ギリギリの判断「いいプレーだとは…」
小泉佳穂を起点に、鮮やかなカウンターを仕掛けてきた柏に対して、平川もスプリントで戻りながらの守備を強いられた。
しかし、快速を飛ばして前に飛び出す小屋松知哉が、渡井理己からの縦パスを受ける直前に平川が追いかけるのをやめてステイ。小屋松はフリーで抜けてそのままゴールネットを揺らしたが、判定はオフサイドとなった。
本来ならば付いていくのがセオリーで、かなりギリギリの判断だったことは間違いない。平川も「いいプレーだとは思ってないです。リスクもありますし、結果オーライかな」と認めながらも、相手のスピードも考えた駆け引きでの決断だったことを明かした。
「90分戦えて、最低限ですけど、ゼロに抑えることができたというのは自分にとって自信になりますし、次につながるような試合ができたと思います」
平川は久保建英や中村敬斗とともに、2017年のU-17W杯を戦った選手だ。そんな才能が、FC東京、鹿児島ユナイテッドFC、松本山雅FC、ロアッソ熊本、磐田、そしてヴェルディと渡り歩く中で、何度も壁に当たりながら、ここへきて成果をあげ始めている。
「やっぱり色々ありながら、自分がこの強度で戦えてると思いますし、そういう経験があるからこそ、今できてる部分が多いと思います」
守備のハードなタスクをこなすことはヴェルディの基準になっている一方で、違いは攻撃面で出てくる。その点に関して聞くと、平川は「本当にその通りだと思いますし、それが自分に求められていると思うので。試合ごとにどんどん良くなっていくと思いますし、守備の基準を常に超えながら、攻撃のボールワークのところで違いを出していきたい」と答えてくれた。
日本代表がFIFAワールドカップ2026(W杯)出場を決めて、ここから1年余りで本大会を迎える。今年7月には国内組だけでの参加が見込まれるE-1選手権というチャンスがある。
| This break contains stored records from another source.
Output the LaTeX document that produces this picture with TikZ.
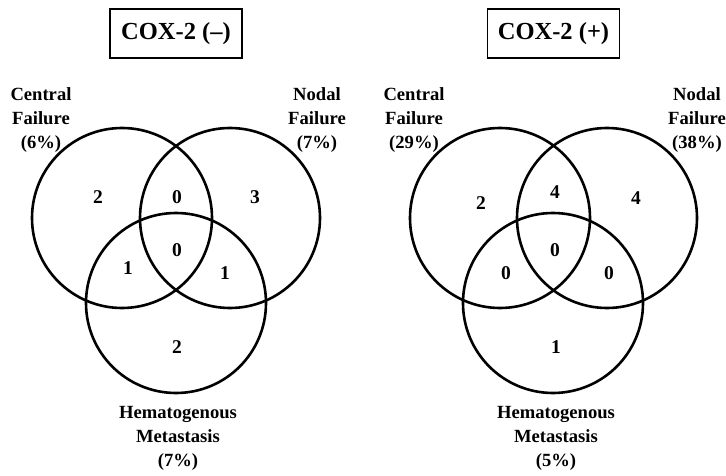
\documentclass[tikz,border=0pt]{standalone}
\usepackage{fontspec}
\setmainfont{Liberation Serif}
\usetikzlibrary{positioning}
\tikzset{venn/.style={circle,draw=black,line width=2.6pt,minimum size=180pt,inner sep=0pt}, title/.style={draw=black,line width=1.6pt,minimum width=132pt,minimum height=49pt,font=\fontsize{24.5}{28}\selectfont\bfseries}, setlabel/.style={align=center,inner sep=0pt,font=\fontsize{18.6}{24}\selectfont\bfseries}, count/.style={inner sep=0pt,font=\fontsize{19.5}{22}\selectfont\bfseries}}

\begin{document}
\begin{tikzpicture}[x=1pt,y=-1pt]
\useasboundingbox (0,0) rectangle (726,476);
% COX-2 negative
\node[title] (negtitle) at (176,33.5) {COX-2 (--)};
\node[venn] (negC) at (122,218) {};\node[venn] (negN) at (230,218) {};\node[venn] (negH) at (176,303) {};
\node[setlabel] (negClab) at (41,120) {Central\\Failure\\(6\%)};\node[setlabel] (negNlab) at (317,120) {Nodal\\Failure\\(7\%)};\node[setlabel] (negHlab) at (178,438) {Hematogenous\\Metastasis\\(7\%)};
\node[count] at (98,197) {2};\node[count] at (177,197) {0};\node[count] at (255,197) {3};\node[count] at (177,250) {0};
\node[count] at (128,268) {1};\node[count] at (225,273) {1};\node[count] at (177,347) {2};
% COX-2 positive
\node[title] (postitle) at (553.5,33.5) {COX-2 (+)};
\node[venn] (posC) at (500,218) {};\node[venn] (posN) at (607,218) {};\node[venn] (posH) at (553,303) {};
\node[setlabel] (posClab) at (414,120) {Central\\Failure\\(29\%)};\node[setlabel] (posNlab) at (697,120) {Nodal\\Failure\\(38\%)};\node[setlabel] (posHlab) at (556,438) {Hematogenous\\Metastasis\\(5\%)};
\node[count] at (481,203) {2};\node[count] at (555,192) {4};\node[count] at (636,198) {4};\node[count] at (555,250) {0};
\node[count] at (506,273) {0};\node[count] at (609,273) {0};\node[count] at (556,347) {1};
\end{tikzpicture}
\end{document}
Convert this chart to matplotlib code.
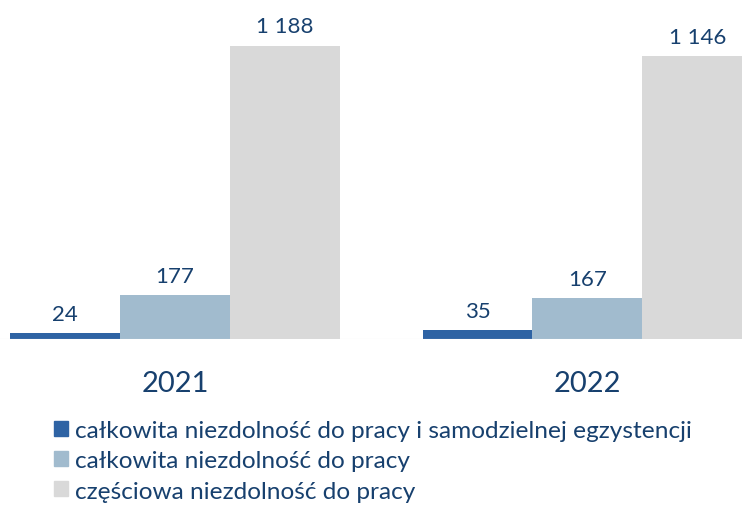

「もちろんチャンスがあるなら目指していますけど、まだまだ足りない部分も多いと思いますし、まずはこのチームで中心となって戦うことが全てだと考えています。そこにフォーカスしたい」
ボランチというポジションで、ようやくスタメンのチャンスを得て、監督の期待に応えた形だが、その上で攻撃のスペシャリティを遺憾なく発揮して、チームを勝たせる選手になれるか。そこから、しかるべき道が開かれていくはずだ。